-- begin --
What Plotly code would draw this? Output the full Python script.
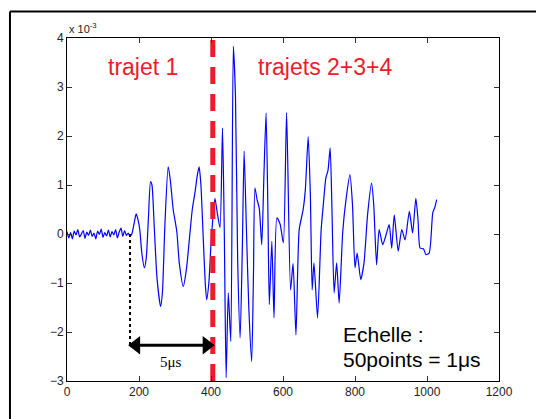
import plotly.graph_objects as go

# Signal samples (index) and amplitude (x 10^-3)
sample_idx = [0, 5, 10, 15, 20, 25, 30, 35, 40, 45, 50, 55, 60, 65, 70, 75, 80, 85, 90, 95,
              100, 105, 110, 115, 120, 125, 130, 135, 140, 145, 150, 155, 160, 165, 170, 175,
              180, 186, 192, 197, 202, 208, 215, 220, 226, 232, 236, 242, 250, 260, 265, 272,
              281, 287, 295, 305, 312, 323, 332, 340, 348, 356, 362, 367, 372, 378, 384, 388,
              394, 400, 406, 411, 418, 425, 432, 437, 442, 448, 455, 462, 468, 474, 481, 487,
              492, 498, 505, 513, 518, 522, 528, 534, 541, 547, 553, 558, 562, 569, 575, 583,
              592, 601, 610, 621, 628, 636, 645, 656, 662, 670, 676, 681, 686, 696, 706, 712,
              719, 725, 731, 736, 742, 749, 756, 766, 775, 786, 793, 800, 806, 816, 825, 835,
              846, 852, 860, 867, 877, 885, 895, 902, 909, 920, 930, 939, 951, 960, 969, 975,
              981, 990, 997, 1006, 1016, 1022, 1027]
amplitude_e3 = [0.05, -0.08, 0.03, -0.10, 0.06, -0.02, 0.09, -0.06, 0.00, 0.07, -0.09, 0.04,
                -0.03, 0.08, -0.05, 0.02, -0.10, 0.06, -0.01, 0.10, -0.07, 0.03, -0.04, 0.08,
                -0.06, 0.05, -0.02, 0.09, -0.08, 0.04, 0.12, -0.05, 0.07, -0.03, 0.02, -0.05,
                0.00, 0.20, 0.41, 0.30, 0.10, -0.40, -0.69, -0.50, 0.30, 1.07, 1.00, 0.20,
                -0.90, -1.48, -1.20, 0.20, 1.37, 1.10, 0.50, 0.05, -0.60, -1.07, -0.70, -0.10,
                0.50, 0.87, 1.20, 1.37, 1.00, 0.00, -1.00, -1.34, -1.00, -0.20, 0.40, 0.73,
                0.40, 0.13, 2.16, 0.00, -2.93, -1.20, -2.19, 3.83, 2.80, -0.50, -2.12, -0.30,
                1.69, 0.20, -1.50, -2.60, -0.80, 0.94, 0.70, 0.53, -0.22, 1.20, 2.47, 0.50,
                -1.44, -0.15, -1.71, 0.33, 0.20, -0.18, 2.48, -1.14, -0.60, -2.06, 0.09, 0.50,
                0.90, 1.99, 0.80, -1.14, -0.59, -1.71, 0.09, 0.60, 1.14, 1.30, 1.76, 0.50,
                -1.20, -0.59, -1.41, 0.05, 0.70, 1.21, 0.60, -0.69, -0.39, -0.93, -0.59, 0.40,
                1.04, 0.60, -0.63, 0.09, -0.22, -0.05, 0.19, -0.29, 0.39, -0.35, 0.09, -0.12,
                0.46, 0.02, 0.73, 0.30, -0.29, -0.30, -0.42, -0.39, 0.43, 0.55, 0.70]

x_ticks = [0, 200, 400, 600, 800, 1000, 1200]
y_ticks = [-3, -2, -1, 0, 1, 2, 3, 4]
split_idx = 405        # red dashed separator
start_idx = 175        # start of first path
arrow_level = -2.27
red = "#ec1c2a"

fig = go.Figure()
fig.add_trace(go.Scatter(x=sample_idx, y=amplitude_e3, mode="lines",
                         line=dict(color="#0000ff", width=1.2, shape="spline", smoothing=0.6),
                         hoverinfo="skip", showlegend=False))

# dashed separator
fig.add_trace(go.Scatter(x=[split_idx, split_idx], y=[-3, 4], mode="lines",
                         line=dict(color=red, width=5, dash="17px,10px"),
                         hoverinfo="skip", showlegend=False))
# dotted vertical
fig.add_trace(go.Scatter(x=[start_idx, start_idx], y=[0, arrow_level], mode="lines",
                         line=dict(color="black", width=2, dash="dot"),
                         hoverinfo="skip", showlegend=False))
# double arrow (line + heads)
fig.add_trace(go.Scatter(x=[start_idx + 14, split_idx - 14], y=[arrow_level, arrow_level],
                         mode="lines", line=dict(color="black", width=3),
                         hoverinfo="skip", showlegend=False))
fig.add_trace(go.Scatter(x=[start_idx + 17, split_idx - 17], y=[arrow_level, arrow_level],
                         mode="markers",
                         marker=dict(symbol=["triangle-left", "triangle-right"], size=16,
                                     color="black", line=dict(width=0)),
                         hoverinfo="skip", showlegend=False))

annotations = [
    dict(x=(start_idx + split_idx) / 2 - 2, y=-2.62, xref="x", yref="y", showarrow=False,
         text="5μs", font=dict(family="Liberation Serif", size=15, color="black")),
    dict(x=211, y=3.41, xref="x", yref="y", showarrow=False, text="trajet 1",
         font=dict(family="Liberation Sans", size=23, color=red)),
    dict(x=716, y=3.41, xref="x", yref="y", showarrow=False, text="trajets 2+3+4",
         font=dict(family="Liberation Sans", size=23, color=red)),
    dict(x=760, y=-2.05, xref="x", yref="y", showarrow=False, xanchor="left",
         text="Echelle :", font=dict(family="Liberation Sans", size=21, color="black")),
    dict(x=760, y=-2.56, xref="x", yref="y", showarrow=False, xanchor="left",
         text="50points = 1μs", font=dict(family="Liberation Sans", size=21, color="black")),
    dict(x=0, y=1.0, xref="paper", yref="paper", showarrow=False, xanchor="left",
         yanchor="bottom", yshift=1,
         text="x 10<sup>-3</sup>", font=dict(family="Liberation Sans", size=11, color="#222")),
]

shapes = [
    dict(type="line", xref="paper", yref="paper", x0=-0.132, x1=1.2, y0=1.077, y1=1.077,
         line=dict(color="black", width=2)),
    dict(type="line", xref="paper", yref="paper", x0=-0.132, x1=-0.132, y0=1.077, y1=-0.2,
         line=dict(color="black", width=2)),
]

axis_common = dict(showgrid=False, zeroline=False, showline=True, linecolor="black",
                   linewidth=1, mirror="ticks", ticks="inside", ticklen=5, tickcolor="#333",
                   tickfont=dict(family="Liberation Sans", size=12, color="#222"))

# page body adds an 8px margin, so the figure is sized to fit the 544x419 window
fig.update_layout(
    width=536, height=411,
    margin=dict(l=59, r=45, t=30, b=38),
    paper_bgcolor="white", plot_bgcolor="white",
    xaxis=dict(range=[0, 1200], tickvals=x_ticks, **axis_common),
    yaxis=dict(range=[-3, 4], tickvals=y_ticks, **axis_common),
    annotations=annotations, shapes=shapes,
)

fig.write_html("out.html")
-- end --
== WORK TO DO ==
Repeat the material verbatim. Do not carry over any picture.

== THE SOLUTION ==
What Plotly code would draw this? Output the full Python script.
import plotly.graph_objects as go

# Signal samples (index) and amplitude (x 10^-3)
sample_idx = [0, 5, 10, 15, 20, 25, 30, 35, 40, 45, 50, 55, 60, 65, 70, 75, 80, 85, 90, 95,
              100, 105, 110, 115, 120, 125, 130, 135, 140, 145, 150, 155, 160, 165, 170, 175,
              180, 186, 192, 197, 202, 208, 215, 220, 226, 232, 236, 242, 250, 260, 265, 272,
              281, 287, 295, 305, 312, 323, 332, 340, 348, 356, 362, 367, 372, 378, 384, 388,
              394, 400, 406, 411, 418, 425, 432, 437, 442, 448, 455, 462, 468, 474, 481, 487,
              492, 498, 505, 513, 518, 522, 528, 534, 541, 547, 553, 558, 562, 569, 575, 583,
              592, 601, 610, 621, 628, 636, 645, 656, 662, 670, 676, 681, 686, 696, 706, 712,
              719, 725, 731, 736, 742, 749, 756, 766, 775, 786, 793, 800, 806, 816, 825, 835,
              846, 852, 860, 867, 877, 885, 895, 902, 909, 920, 930, 939, 951, 960, 969, 975,
              981, 990, 997, 1006, 1016, 1022, 1027]
amplitude_e3 = [0.05, -0.08, 0.03, -0.10, 0.06, -0.02, 0.09, -0.06, 0.00, 0.07, -0.09, 0.04,
                -0.03, 0.08, -0.05, 0.02, -0.10, 0.06, -0.01, 0.10, -0.07, 0.03, -0.04, 0.08,
                -0.06, 0.05, -0.02, 0.09, -0.08, 0.04, 0.12, -0.05, 0.07, -0.03, 0.02, -0.05,
                0.00, 0.20, 0.41, 0.30, 0.10, -0.40, -0.69, -0.50, 0.30, 1.07, 1.00, 0.20,
                -0.90, -1.48, -1.20, 0.20, 1.37, 1.10, 0.50, 0.05, -0.60, -1.07, -0.70, -0.10,
                0.50, 0.87, 1.20, 1.37, 1.00, 0.00, -1.00, -1.34, -1.00, -0.20, 0.40, 0.73,
                0.40, 0.13, 2.16, 0.00, -2.93, -1.20, -2.19, 3.83, 2.80, -0.50, -2.12, -0.30,
                1.69, 0.20, -1.50, -2.60, -0.80, 0.94, 0.70, 0.53, -0.22, 1.20, 2.47, 0.50,
                -1.44, -0.15, -1.71, 0.33, 0.20, -0.18, 2.48, -1.14, -0.60, -2.06, 0.09, 0.50,
                0.90, 1.99, 0.80, -1.14, -0.59, -1.71, 0.09, 0.60, 1.14, 1.30, 1.76, 0.50,
                -1.20, -0.59, -1.41, 0.05, 0.70, 1.21, 0.60, -0.69, -0.39, -0.93, -0.59, 0.40,
                1.04, 0.60, -0.63, 0.09, -0.22, -0.05, 0.19, -0.29, 0.39, -0.35, 0.09, -0.12,
                0.46, 0.02, 0.73, 0.30, -0.29, -0.30, -0.42, -0.39, 0.43, 0.55, 0.70]

x_ticks = [0, 200, 400, 600, 800, 1000, 1200]
y_ticks = [-3, -2, -1, 0, 1, 2, 3, 4]
split_idx = 405        # red dashed separator
start_idx = 175        # start of first path
arrow_level = -2.27
red = "#ec1c2a"

fig = go.Figure()
fig.add_trace(go.Scatter(x=sample_idx, y=amplitude_e3, mode="lines",
                         line=dict(color="#0000ff", width=1.2, shape="spline", smoothing=0.6),
                         hoverinfo="skip", showlegend=False))

# dashed separator
fig.add_trace(go.Scatter(x=[split_idx, split_idx], y=[-3, 4], mode="lines",
                         line=dict(color=red, width=5, dash="17px,10px"),
                         hoverinfo="skip", showlegend=False))
# dotted vertical
fig.add_trace(go.Scatter(x=[start_idx, start_idx], y=[0, arrow_level], mode="lines",
                         line=dict(color="black", width=2, dash="dot"),
                         hoverinfo="skip", showlegend=False))
# double arrow (line + heads)
fig.add_trace(go.Scatter(x=[start_idx + 14, split_idx - 14], y=[arrow_level, arrow_level],
                         mode="lines", line=dict(color="black", width=3),
                         hoverinfo="skip", showlegend=False))
fig.add_trace(go.Scatter(x=[start_idx + 17, split_idx - 17], y=[arrow_level, arrow_level],
                         mode="markers",
                         marker=dict(symbol=["triangle-left", "triangle-right"], size=16,
                                     color="black", line=dict(width=0)),
                         hoverinfo="skip", showlegend=False))

annotations = [
    dict(x=(start_idx + split_idx) / 2 - 2, y=-2.62, xref="x", yref="y", showarrow=False,
         text="5μs", font=dict(family="Liberation Serif", size=15, color="black")),
    dict(x=211, y=3.41, xref="x", yref="y", showarrow=False, text="trajet 1",
         font=dict(family="Liberation Sans", size=23, color=red)),
    dict(x=716, y=3.41, xref="x", yref="y", showarrow=False, text="trajets 2+3+4",
         font=dict(family="Liberation Sans", size=23, color=red)),
    dict(x=760, y=-2.05, xref="x", yref="y", showarrow=False, xanchor="left",
         text="Echelle :", font=dict(family="Liberation Sans", size=21, color="black")),
    dict(x=760, y=-2.56, xref="x", yref="y", showarrow=False, xanchor="left",
         text="50points = 1μs", font=dict(family="Liberation Sans", size=21, color="black")),
    dict(x=0, y=1.0, xref="paper", yref="paper", showarrow=False, xanchor="left",
         yanchor="bottom", yshift=1,
         text="x 10<sup>-3</sup>", font=dict(family="Liberation Sans", size=11, color="#222")),
]

shapes = [
    dict(type="line", xref="paper", yref="paper", x0=-0.132, x1=1.2, y0=1.077, y1=1.077,
         line=dict(color="black", width=2)),
    dict(type="line", xref="paper", yref="paper", x0=-0.132, x1=-0.132, y0=1.077, y1=-0.2,
         line=dict(color="black", width=2)),
]

axis_common = dict(showgrid=False, zeroline=False, showline=True, linecolor="black",
                   linewidth=1, mirror="ticks", ticks="inside", ticklen=5, tickcolor="#333",
                   tickfont=dict(family="Liberation Sans", size=12, color="#222"))

# page body adds an 8px margin, so the figure is sized to fit the 544x419 window
fig.update_layout(
    width=536, height=411,
    margin=dict(l=59, r=45, t=30, b=38),
    paper_bgcolor="white", plot_bgcolor="white",
    xaxis=dict(range=[0, 1200], tickvals=x_ticks, **axis_common),
    yaxis=dict(range=[-3, 4], tickvals=y_ticks, **axis_common),
    annotations=annotations, shapes=shapes,
)

fig.write_html("out.html")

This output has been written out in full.